J’avoue pourtant que je n’en ferais pas pour ma part le chef-d’œuvre que l’on a dit, et que je lui ai très certainement préféré – comparaison presque inévitable – Les orphelins du ciel. Le roman de Robert Heinlein me paraît en effet à la fois bien plus crédible (à cet égard, la conscience de la plupart des protagonistes de se trouver à bord d’un vaisseau, quand bien même ils ne savent pas pourquoi et ne font que répéter ce qui leur a été dit, m’a semblé un peu maladroite, notamment) et plus pertinent, car plus resserré, sans doute : là où Brian Aldiss ouvre de nombreuses pistes, dont bon nombre se révèlent finalement des impasses, là où il a régulièrement recours à quelques artifices un peu gratuits pour maintenir l’intérêt du lecteur, Heinlein livre par contre un roman tout entier consacré à son sujet, où l’analyse de la croyance prime sur le reste, pour un résultat remarquablement efficace ; Les orphelins du ciel est ainsi, sans surprise, une oeuvre plus maîtrisée que le roman de jeunesse qu’est malgré tout Croisière sans escale.

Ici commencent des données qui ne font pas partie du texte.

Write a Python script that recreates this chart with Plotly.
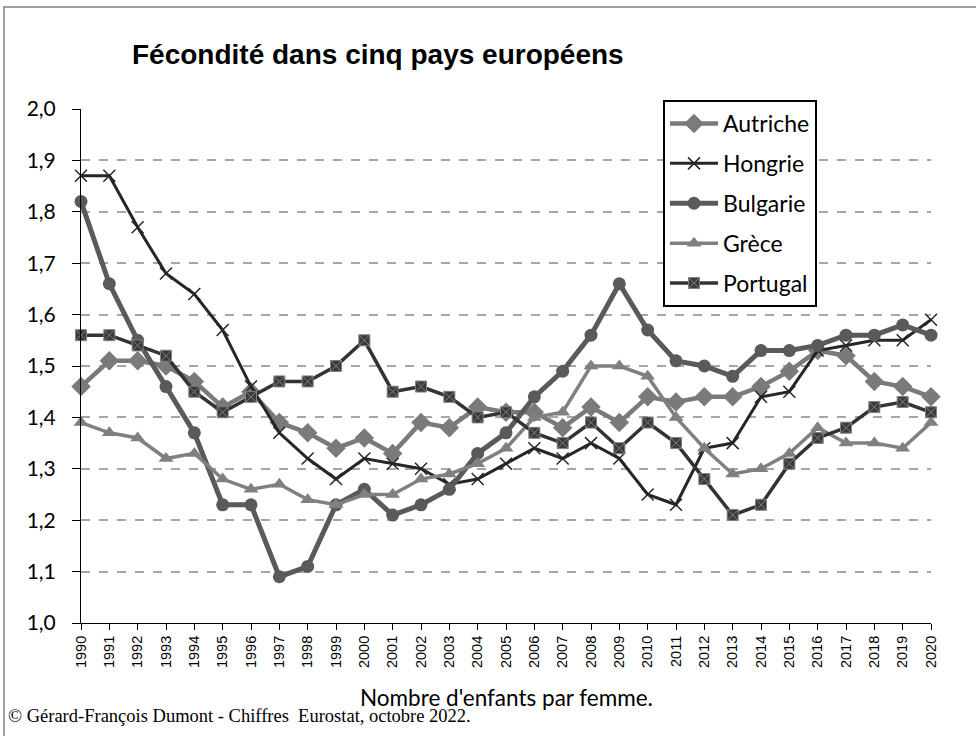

Qu’on ne s’y trompe pas : Croisière sans escale vaut assurément d’être lu, cinquante ans après sa parution. Il est bien une superbe illustration d’un thème que j’ai toujours trouvé pour ma part remarquablement fascinant, un roman à la fois divertissant et intelligent, bien représentatif à cet égard de ce qui fait la meilleure science-fiction.